(Entries with chart source code)
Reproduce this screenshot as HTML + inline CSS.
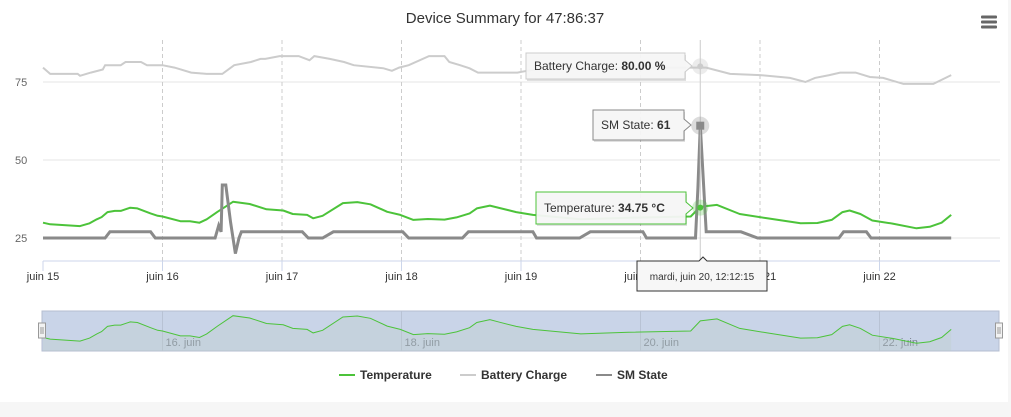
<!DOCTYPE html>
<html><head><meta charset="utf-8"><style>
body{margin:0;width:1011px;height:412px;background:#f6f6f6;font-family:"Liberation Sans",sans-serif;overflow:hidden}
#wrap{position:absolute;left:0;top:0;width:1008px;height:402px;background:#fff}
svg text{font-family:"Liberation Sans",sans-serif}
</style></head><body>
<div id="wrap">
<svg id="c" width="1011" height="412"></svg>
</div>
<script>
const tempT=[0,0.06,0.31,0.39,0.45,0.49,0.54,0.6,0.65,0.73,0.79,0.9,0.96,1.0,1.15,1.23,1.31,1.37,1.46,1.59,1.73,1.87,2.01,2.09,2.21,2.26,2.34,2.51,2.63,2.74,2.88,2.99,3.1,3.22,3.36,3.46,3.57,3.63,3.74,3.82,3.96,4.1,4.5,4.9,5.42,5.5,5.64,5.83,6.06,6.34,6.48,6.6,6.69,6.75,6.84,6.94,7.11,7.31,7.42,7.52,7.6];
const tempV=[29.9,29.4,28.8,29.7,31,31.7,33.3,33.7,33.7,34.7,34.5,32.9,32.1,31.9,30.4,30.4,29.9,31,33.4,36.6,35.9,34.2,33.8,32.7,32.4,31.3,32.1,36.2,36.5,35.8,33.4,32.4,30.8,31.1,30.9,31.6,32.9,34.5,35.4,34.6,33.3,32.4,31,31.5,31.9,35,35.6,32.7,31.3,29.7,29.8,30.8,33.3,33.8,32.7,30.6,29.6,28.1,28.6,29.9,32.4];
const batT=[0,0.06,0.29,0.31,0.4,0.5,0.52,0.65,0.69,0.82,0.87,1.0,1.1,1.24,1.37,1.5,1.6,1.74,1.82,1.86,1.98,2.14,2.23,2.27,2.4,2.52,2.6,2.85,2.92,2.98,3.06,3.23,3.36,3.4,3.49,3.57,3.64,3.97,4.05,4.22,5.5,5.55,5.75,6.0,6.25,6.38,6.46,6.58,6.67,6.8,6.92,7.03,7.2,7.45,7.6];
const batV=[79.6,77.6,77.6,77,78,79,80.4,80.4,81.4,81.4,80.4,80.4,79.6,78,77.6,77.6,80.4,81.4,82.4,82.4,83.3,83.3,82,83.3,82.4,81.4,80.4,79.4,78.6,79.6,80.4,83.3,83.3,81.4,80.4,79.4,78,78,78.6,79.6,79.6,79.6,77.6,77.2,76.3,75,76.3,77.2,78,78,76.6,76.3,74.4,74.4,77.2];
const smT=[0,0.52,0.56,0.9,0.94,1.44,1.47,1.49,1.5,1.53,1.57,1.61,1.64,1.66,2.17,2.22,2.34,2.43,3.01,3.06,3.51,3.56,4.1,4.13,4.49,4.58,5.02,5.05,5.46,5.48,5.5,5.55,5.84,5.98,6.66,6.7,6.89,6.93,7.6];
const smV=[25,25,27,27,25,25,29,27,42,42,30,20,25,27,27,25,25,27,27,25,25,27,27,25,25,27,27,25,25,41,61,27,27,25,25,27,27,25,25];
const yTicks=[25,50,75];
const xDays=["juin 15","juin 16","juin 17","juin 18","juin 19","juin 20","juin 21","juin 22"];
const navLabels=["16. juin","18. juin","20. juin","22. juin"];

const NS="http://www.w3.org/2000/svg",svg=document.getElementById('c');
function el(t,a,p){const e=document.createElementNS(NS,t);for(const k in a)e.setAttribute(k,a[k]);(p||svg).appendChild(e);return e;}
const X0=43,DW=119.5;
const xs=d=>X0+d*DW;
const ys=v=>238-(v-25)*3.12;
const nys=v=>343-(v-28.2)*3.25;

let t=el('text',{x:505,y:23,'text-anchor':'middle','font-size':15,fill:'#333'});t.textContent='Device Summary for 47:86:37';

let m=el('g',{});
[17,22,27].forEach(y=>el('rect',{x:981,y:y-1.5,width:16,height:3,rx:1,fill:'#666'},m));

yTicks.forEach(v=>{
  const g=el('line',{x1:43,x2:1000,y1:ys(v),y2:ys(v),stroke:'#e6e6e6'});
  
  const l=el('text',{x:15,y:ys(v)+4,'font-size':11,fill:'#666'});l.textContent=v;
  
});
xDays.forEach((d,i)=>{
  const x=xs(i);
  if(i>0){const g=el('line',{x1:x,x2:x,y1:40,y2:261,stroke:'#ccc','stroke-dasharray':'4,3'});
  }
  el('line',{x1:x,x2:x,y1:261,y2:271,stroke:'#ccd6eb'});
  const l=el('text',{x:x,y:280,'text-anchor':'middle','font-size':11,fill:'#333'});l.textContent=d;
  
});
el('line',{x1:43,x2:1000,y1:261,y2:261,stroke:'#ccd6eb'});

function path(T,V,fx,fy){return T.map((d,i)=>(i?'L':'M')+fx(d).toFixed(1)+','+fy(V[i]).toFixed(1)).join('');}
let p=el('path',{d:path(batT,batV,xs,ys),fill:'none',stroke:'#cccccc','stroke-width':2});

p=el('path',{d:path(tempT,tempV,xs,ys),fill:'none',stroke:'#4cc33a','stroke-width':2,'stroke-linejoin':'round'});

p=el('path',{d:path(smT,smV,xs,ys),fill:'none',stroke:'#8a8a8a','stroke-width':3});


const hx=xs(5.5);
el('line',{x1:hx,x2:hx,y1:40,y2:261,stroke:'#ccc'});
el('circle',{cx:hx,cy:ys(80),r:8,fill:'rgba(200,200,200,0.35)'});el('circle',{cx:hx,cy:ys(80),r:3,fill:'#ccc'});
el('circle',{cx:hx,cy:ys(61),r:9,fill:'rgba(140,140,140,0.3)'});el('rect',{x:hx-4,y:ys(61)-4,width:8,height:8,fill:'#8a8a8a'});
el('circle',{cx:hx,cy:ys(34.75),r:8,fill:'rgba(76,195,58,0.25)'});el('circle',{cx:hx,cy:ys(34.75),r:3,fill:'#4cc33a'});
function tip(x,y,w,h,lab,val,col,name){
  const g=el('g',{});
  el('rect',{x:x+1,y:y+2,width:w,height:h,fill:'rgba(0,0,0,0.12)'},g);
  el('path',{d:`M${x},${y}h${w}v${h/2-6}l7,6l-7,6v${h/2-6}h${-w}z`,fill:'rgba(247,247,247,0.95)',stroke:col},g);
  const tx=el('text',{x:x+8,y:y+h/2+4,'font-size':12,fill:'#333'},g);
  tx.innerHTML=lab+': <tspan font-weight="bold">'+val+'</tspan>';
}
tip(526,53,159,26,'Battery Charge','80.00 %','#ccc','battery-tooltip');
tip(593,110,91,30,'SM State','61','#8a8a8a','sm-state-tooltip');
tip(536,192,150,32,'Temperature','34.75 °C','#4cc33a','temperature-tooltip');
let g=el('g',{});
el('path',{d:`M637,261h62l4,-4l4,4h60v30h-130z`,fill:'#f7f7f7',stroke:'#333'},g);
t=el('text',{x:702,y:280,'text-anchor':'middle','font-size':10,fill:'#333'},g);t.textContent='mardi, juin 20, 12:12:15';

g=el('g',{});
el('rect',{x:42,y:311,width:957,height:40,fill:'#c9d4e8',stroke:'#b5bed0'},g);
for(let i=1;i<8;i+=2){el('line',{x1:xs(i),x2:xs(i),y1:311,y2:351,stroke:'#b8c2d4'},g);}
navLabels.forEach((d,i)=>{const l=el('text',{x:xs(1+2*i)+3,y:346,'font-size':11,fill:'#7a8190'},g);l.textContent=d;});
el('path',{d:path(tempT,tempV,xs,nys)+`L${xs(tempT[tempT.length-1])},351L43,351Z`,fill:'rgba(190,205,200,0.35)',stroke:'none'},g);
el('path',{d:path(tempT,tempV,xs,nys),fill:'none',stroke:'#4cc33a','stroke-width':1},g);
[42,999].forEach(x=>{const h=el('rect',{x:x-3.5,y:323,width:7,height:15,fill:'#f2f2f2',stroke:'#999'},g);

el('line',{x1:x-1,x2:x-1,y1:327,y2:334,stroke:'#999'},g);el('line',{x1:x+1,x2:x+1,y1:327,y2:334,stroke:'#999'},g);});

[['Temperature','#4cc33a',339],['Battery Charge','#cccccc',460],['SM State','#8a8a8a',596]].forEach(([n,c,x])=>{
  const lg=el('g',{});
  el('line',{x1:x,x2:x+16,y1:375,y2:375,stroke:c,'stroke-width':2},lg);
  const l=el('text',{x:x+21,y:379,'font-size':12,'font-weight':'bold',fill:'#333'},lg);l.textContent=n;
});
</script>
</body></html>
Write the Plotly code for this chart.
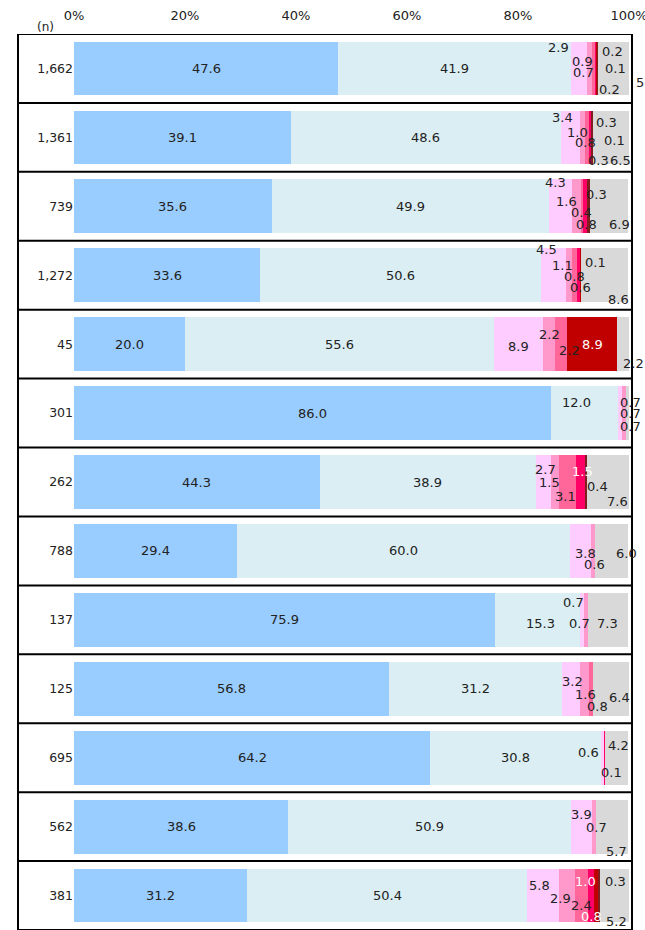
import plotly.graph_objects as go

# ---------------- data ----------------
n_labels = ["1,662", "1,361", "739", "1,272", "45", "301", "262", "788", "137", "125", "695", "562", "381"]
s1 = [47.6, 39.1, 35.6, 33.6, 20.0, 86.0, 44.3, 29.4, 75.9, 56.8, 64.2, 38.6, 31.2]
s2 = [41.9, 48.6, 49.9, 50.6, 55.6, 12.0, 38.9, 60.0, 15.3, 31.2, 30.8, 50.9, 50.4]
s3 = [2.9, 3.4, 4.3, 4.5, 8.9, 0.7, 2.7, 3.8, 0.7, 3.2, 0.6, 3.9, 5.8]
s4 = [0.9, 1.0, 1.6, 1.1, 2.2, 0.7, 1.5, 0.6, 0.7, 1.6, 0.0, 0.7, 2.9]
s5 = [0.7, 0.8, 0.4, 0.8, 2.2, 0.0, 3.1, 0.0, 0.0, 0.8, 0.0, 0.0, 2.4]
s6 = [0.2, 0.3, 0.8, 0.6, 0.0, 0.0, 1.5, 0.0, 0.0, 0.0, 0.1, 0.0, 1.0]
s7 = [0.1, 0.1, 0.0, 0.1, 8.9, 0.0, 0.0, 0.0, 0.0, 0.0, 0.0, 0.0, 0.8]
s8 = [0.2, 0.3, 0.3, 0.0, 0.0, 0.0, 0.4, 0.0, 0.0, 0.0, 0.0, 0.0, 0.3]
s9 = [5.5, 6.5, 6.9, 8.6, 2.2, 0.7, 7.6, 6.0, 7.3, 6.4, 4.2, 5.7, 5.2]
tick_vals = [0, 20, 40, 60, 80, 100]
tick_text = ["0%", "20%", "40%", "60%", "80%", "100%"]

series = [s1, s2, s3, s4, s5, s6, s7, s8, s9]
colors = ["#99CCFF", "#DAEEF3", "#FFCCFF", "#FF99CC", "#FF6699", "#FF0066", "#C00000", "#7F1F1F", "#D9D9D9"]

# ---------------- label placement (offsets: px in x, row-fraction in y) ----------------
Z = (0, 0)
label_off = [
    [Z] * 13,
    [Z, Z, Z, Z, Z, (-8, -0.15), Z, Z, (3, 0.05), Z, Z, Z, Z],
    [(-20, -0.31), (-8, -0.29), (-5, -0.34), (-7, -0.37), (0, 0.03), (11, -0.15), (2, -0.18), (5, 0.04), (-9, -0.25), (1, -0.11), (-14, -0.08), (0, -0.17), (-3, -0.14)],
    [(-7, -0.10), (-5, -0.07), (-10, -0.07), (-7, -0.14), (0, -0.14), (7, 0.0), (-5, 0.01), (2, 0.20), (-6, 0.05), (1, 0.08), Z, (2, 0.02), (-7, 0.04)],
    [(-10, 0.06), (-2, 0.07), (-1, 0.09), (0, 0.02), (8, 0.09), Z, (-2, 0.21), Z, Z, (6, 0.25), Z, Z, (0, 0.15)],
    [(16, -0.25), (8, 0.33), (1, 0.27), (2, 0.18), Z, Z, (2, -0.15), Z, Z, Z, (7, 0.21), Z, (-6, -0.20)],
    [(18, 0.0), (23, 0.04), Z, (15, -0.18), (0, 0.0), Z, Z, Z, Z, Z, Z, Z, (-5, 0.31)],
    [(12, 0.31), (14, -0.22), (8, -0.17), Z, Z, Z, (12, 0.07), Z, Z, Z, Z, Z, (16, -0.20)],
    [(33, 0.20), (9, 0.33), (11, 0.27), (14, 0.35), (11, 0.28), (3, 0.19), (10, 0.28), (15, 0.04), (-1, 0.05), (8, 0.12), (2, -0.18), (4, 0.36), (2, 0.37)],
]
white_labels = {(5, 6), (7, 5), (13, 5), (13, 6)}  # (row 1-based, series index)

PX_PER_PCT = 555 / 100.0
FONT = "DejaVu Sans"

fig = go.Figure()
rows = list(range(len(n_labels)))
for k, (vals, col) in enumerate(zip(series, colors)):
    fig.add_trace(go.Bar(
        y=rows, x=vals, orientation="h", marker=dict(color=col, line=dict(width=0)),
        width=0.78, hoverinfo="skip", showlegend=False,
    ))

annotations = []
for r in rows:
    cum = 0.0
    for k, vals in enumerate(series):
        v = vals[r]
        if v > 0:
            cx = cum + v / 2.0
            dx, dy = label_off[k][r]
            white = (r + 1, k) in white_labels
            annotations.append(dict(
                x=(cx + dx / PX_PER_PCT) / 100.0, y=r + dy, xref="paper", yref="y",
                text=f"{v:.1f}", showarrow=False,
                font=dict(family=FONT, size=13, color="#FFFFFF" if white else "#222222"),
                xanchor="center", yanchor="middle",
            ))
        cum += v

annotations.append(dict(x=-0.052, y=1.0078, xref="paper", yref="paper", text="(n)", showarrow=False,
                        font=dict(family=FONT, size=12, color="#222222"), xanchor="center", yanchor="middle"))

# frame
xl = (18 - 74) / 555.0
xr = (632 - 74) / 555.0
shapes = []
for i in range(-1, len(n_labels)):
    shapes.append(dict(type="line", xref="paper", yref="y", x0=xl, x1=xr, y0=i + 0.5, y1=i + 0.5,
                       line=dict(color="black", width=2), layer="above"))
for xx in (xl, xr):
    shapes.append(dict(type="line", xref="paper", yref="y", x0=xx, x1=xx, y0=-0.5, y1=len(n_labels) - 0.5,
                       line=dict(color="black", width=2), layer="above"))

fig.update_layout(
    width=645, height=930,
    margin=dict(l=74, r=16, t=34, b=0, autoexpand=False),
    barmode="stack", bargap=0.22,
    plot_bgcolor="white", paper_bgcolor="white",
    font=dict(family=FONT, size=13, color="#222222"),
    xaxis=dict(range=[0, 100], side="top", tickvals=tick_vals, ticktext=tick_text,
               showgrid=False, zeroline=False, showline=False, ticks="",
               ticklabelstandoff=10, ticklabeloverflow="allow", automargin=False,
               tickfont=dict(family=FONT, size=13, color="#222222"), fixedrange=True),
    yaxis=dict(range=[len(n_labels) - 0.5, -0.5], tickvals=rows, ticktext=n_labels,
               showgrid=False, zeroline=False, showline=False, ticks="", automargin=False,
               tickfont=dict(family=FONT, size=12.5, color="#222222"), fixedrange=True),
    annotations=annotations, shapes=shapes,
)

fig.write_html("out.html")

▸ **OBJECTIVE**
Return exactly the lines from the one with "Write the Plotly code for this chart." to the one with "import plotly.graph_objects as go", inclusive, and nothing else; skip the pictures.

▸ **OUTPUT FOR THIS EXERCISE**
Write the Plotly code for this chart.
import plotly.graph_objects as go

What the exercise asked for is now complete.